* [The problem] Copy the data exactly; pictures stay out of the copy.

====== Material provided

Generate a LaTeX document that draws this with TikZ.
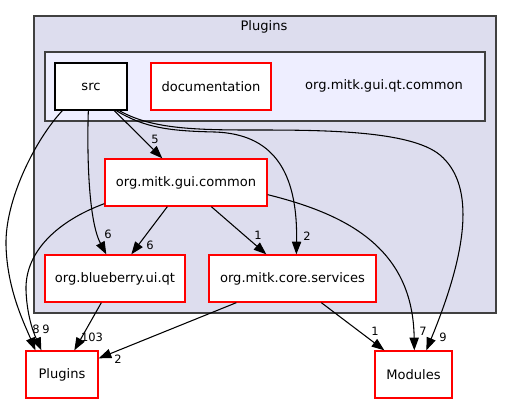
\documentclass[tikz,border=0pt]{standalone}
\usepackage{fontspec}
\setmainfont{DejaVu Sans}
\usetikzlibrary{arrows.meta,calc}
\definecolor{outerfill}{HTML}{DDDDEE}
\definecolor{innerfill}{HTML}{EEEEFF}
\definecolor{clusterline}{HTML}{404040}
\begin{document}
\begin{tikzpicture}[x=0.75pt,y=-0.75pt,
  box/.style={draw=red,fill=white,line width=1pt,minimum height=35.25pt,inner sep=0pt,font=\fontsize{9.8}{11}\selectfont},
  srcbox/.style={box,draw=black},
  edge/.style={line width=0.8pt,-{Triangle[length=9.5pt,width=7pt]}},
  lbl/.style={inner sep=0pt,font=\fontsize{8.6}{10}\selectfont}]
\useasboundingbox (0,0) rectangle (512,404);
\node[draw=clusterline,fill=outerfill,line width=1pt,minimum width=346.5pt,minimum height=222.75pt,inner sep=0pt] (outer) at (265,164.5) {};
\node[font=\fontsize{9.8}{11}\selectfont] (outerlbl) at (264,27) {Plugins};
\node[draw=clusterline,fill=innerfill,line width=1pt,minimum width=330pt,minimum height=51.75pt,inner sep=0pt] (inner) at (265,86.5) {};
\node[font=\fontsize{9.8}{11}\selectfont] (innerlbl) at (384,86) {org.mitk.gui.qt.common};
\node[srcbox,minimum width=54pt] (src) at (91,86.5) {src};
\node[box,minimum width=90pt] (doc) at (211,86.5) {documentation};
\node[box,minimum width=121.5pt] (gui) at (186,182.5) {org.mitk.gui.common};
\node[box,minimum width=105pt] (blue) at (115,278.5) {org.blueberry.ui.qt};
\node[box,minimum width=125.25pt] (core) at (292.5,278.5) {org.mitk.core.services};
\node[box,minimum width=54pt] (plug) at (62,374.5) {Plugins};
\node[box,minimum width=57.75pt] (mod) at (413.5,374.5) {Modules};

% src edges
\draw[edge] ($(src.south west)+(60,0)$) -- ($(gui.north west)+(58,0)$);
\draw[edge] ($(src.south west)+(34,0)$) .. controls (87,150) and (88,220) .. ($(blue.north west)+(62,0)$);
\draw[edge] ($(src.south west)+(62,0)$) .. controls (145,128) and (170,131) .. (215,132) .. controls (272,134) and (298,170) .. ($(core.north west)+(88,0)$);
\draw[edge] ($(src.south west)+(65,0)$) .. controls (150,128) and (190,130) .. (250,130) .. controls (320,130) and (410,130) .. (440,155) .. controls (472,182) and (472,240) .. ($(mod.north west)+(52,0)$);
\draw[edge] ($(src.south west)+(8,0)$) .. controls (35,140) and (5,200) .. (6,245) .. controls (7,290) and (25,325) .. ($(plug.north west)+(10,0)$);
% gui edges
\draw[edge] ($(gui.south west)+(0,-3)$) .. controls (60,220) and (25,250) .. (26,290) .. controls (27,320) and (36,338) .. ($(plug.north west)+(16,0)$);
\draw[edge] ($(gui.south west)+(63,0)$) -- ($(blue.north west)+(87,0)$);
\draw[edge] ($(gui.south west)+(107,0)$) -- ($(core.north west)+(58,0)$);
\draw[edge] ($(gui.south east)+(0,-12)$) .. controls (350,215) and (413,250) .. ($(mod.north west)+(40,0)$);
% lower edges
\draw[edge] ($(blue.south west)+(57,0)$) -- ($(plug.north west)+(49,0)$);
\draw[edge] ($(core.south west)+(28,0)$) -- ($(plug.north east)+(0,8)$);
\draw[edge] ($(core.south west)+(113,0)$) -- ($(mod.north west)+(10,0)$);

% labels
\node[lbl] (l1) at (155,139) {5};
\node[lbl] (l2) at (108,234) {6};
\node[lbl] (l3) at (307,236) {2};
\node[lbl] (l4) at (443,337) {9};
\node[lbl] (l5) at (36,329) {8};
\node[lbl] (l6) at (46,329) {9};
\node[lbl] (l7) at (150,245) {6};
\node[lbl] (l8) at (258,235) {1};
\node[lbl] (l9) at (423,331) {7};
\node[lbl] (l10) at (92,337) {103};
\node[lbl] (l11) at (118,359) {2};
\node[lbl] (l12) at (375,331) {1};
\end{tikzpicture}
\end{document}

============

* [The answer]
Generate a LaTeX document that draws this with TikZ.
\documentclass[tikz,border=0pt]{standalone}
\usepackage{fontspec}
\setmainfont{DejaVu Sans}
\usetikzlibrary{arrows.meta,calc}
\definecolor{outerfill}{HTML}{DDDDEE}
\definecolor{innerfill}{HTML}{EEEEFF}
\definecolor{clusterline}{HTML}{404040}
\begin{document}
\begin{tikzpicture}[x=0.75pt,y=-0.75pt,
  box/.style={draw=red,fill=white,line width=1pt,minimum height=35.25pt,inner sep=0pt,font=\fontsize{9.8}{11}\selectfont},
  srcbox/.style={box,draw=black},
  edge/.style={line width=0.8pt,-{Triangle[length=9.5pt,width=7pt]}},
  lbl/.style={inner sep=0pt,font=\fontsize{8.6}{10}\selectfont}]
\useasboundingbox (0,0) rectangle (512,404);
\node[draw=clusterline,fill=outerfill,line width=1pt,minimum width=346.5pt,minimum height=222.75pt,inner sep=0pt] (outer) at (265,164.5) {};
\node[font=\fontsize{9.8}{11}\selectfont] (outerlbl) at (264,27) {Plugins};
\node[draw=clusterline,fill=innerfill,line width=1pt,minimum width=330pt,minimum height=51.75pt,inner sep=0pt] (inner) at (265,86.5) {};
\node[font=\fontsize{9.8}{11}\selectfont] (innerlbl) at (384,86) {org.mitk.gui.qt.common};
\node[srcbox,minimum width=54pt] (src) at (91,86.5) {src};
\node[box,minimum width=90pt] (doc) at (211,86.5) {documentation};
\node[box,minimum width=121.5pt] (gui) at (186,182.5) {org.mitk.gui.common};
\node[box,minimum width=105pt] (blue) at (115,278.5) {org.blueberry.ui.qt};
\node[box,minimum width=125.25pt] (core) at (292.5,278.5) {org.mitk.core.services};
\node[box,minimum width=54pt] (plug) at (62,374.5) {Plugins};
\node[box,minimum width=57.75pt] (mod) at (413.5,374.5) {Modules};

% src edges
\draw[edge] ($(src.south west)+(60,0)$) -- ($(gui.north west)+(58,0)$);
\draw[edge] ($(src.south west)+(34,0)$) .. controls (87,150) and (88,220) .. ($(blue.north west)+(62,0)$);
\draw[edge] ($(src.south west)+(62,0)$) .. controls (145,128) and (170,131) .. (215,132) .. controls (272,134) and (298,170) .. ($(core.north west)+(88,0)$);
\draw[edge] ($(src.south west)+(65,0)$) .. controls (150,128) and (190,130) .. (250,130) .. controls (320,130) and (410,130) .. (440,155) .. controls (472,182) and (472,240) .. ($(mod.north west)+(52,0)$);
\draw[edge] ($(src.south west)+(8,0)$) .. controls (35,140) and (5,200) .. (6,245) .. controls (7,290) and (25,325) .. ($(plug.north west)+(10,0)$);
% gui edges
\draw[edge] ($(gui.south west)+(0,-3)$) .. controls (60,220) and (25,250) .. (26,290) .. controls (27,320) and (36,338) .. ($(plug.north west)+(16,0)$);
\draw[edge] ($(gui.south west)+(63,0)$) -- ($(blue.north west)+(87,0)$);
\draw[edge] ($(gui.south west)+(107,0)$) -- ($(core.north west)+(58,0)$);
\draw[edge] ($(gui.south east)+(0,-12)$) .. controls (350,215) and (413,250) .. ($(mod.north west)+(40,0)$);
% lower edges
\draw[edge] ($(blue.south west)+(57,0)$) -- ($(plug.north west)+(49,0)$);
\draw[edge] ($(core.south west)+(28,0)$) -- ($(plug.north east)+(0,8)$);
\draw[edge] ($(core.south west)+(113,0)$) -- ($(mod.north west)+(10,0)$);

% labels
\node[lbl] (l1) at (155,139) {5};
\node[lbl] (l2) at (108,234) {6};
\node[lbl] (l3) at (307,236) {2};
\node[lbl] (l4) at (443,337) {9};
\node[lbl] (l5) at (36,329) {8};
\node[lbl] (l6) at (46,329) {9};
\node[lbl] (l7) at (150,245) {6};
\node[lbl] (l8) at (258,235) {1};
\node[lbl] (l9) at (423,331) {7};
\node[lbl] (l10) at (92,337) {103};
\node[lbl] (l11) at (118,359) {2};
\node[lbl] (l12) at (375,331) {1};
\end{tikzpicture}
\end{document}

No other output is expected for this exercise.